Schumpeter | Bloody brands

Dictating the market

By B.S. | PARIS

UNLIKE sex, despotism doesn’t usually sell. That doesn’t stop some marketers from trying. Entrepreneurs around the world are profiting from businesses and products named after blood-stained dictators.

Goods that invoke Hitler, for example, are popular in India, where it seems some businesses think the pull of his charisma outweighs the negative connotation of his crimes. A Mumbai restaurant was recently forced to rename its Hitler’s Cross pizza after outrage from Jewish groups. Similar pressure also led to the downfall of a popular Indian TV show called “Hitler Didi” about a tough-cookie aunt. A clothing store called Hitler, replete with swastika motif, also succumbed. Other Hitler brands registered in India include Hitler Hair Beauty Saloon, Hitler Jeans, Kid Nation Hitler and Hitler’s Den, a pool hall in Nagpur. Changing the name would hurt business, says Baljeet Singh Osah, its owner.

Iconoclastic images appeal to a niche clientèle, reckons Nina Beckhardt, head of The Naming Group, a New York branding consultancy. But brands must earn the “license to be boldly offensive”. Vini Nostalgici, an Italian drinks company, sells about 45,000 bottles of Adolf Hitler wine each year. Vintages named after Mussolini, Lenin and Stalin are also popular. The quality of the wine is irrelevant says Fabio Bogo, the company’s founder. Replace it with water and the bottles would still sell.

There were also no complaints after a beer called Mao Ze Drunk was introduced for a one-month promotion in Britain in January. Indeed, says Tessa Holden of Holden’s Brewery, sales were strong.
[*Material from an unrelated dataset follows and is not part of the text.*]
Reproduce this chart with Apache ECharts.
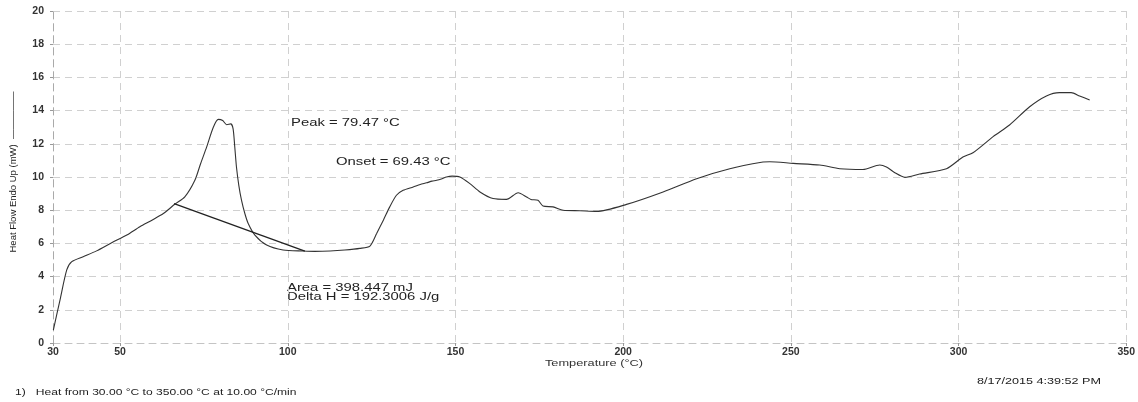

And customers do not seem phased by a restaurant chain in Dublin called Mao—a particularly unfortunate association given that millions of Chinese starved to death during the great Chinese famine for which Mao Zedong was responsible.

Such stunts are trickier with boring products. Tintas Robbialac, a Portuguese paint-maker, axed its Vermelho Estaline (“Red Stalin”) appellation following online protest in 2010. “Lifestyle” products which purport to show solidarity with the downtrodden might do better, though. In Colombia, FARC terrorists, who demand land reform, sell packs of FARCAFÉ coffee alongside their more lucrative lines of illegal stimulants. And shortly after fighting between Israeli and Hamas forces last November, Stay Stylish, a cosmetics company in Gaza, announced brisk sales of its new M75 perfume, named after a locally made rocket fired at Israeli cities. Even in the confounding world of brand consultants, this is probably not what most mean when they talk about guerrilla marketing.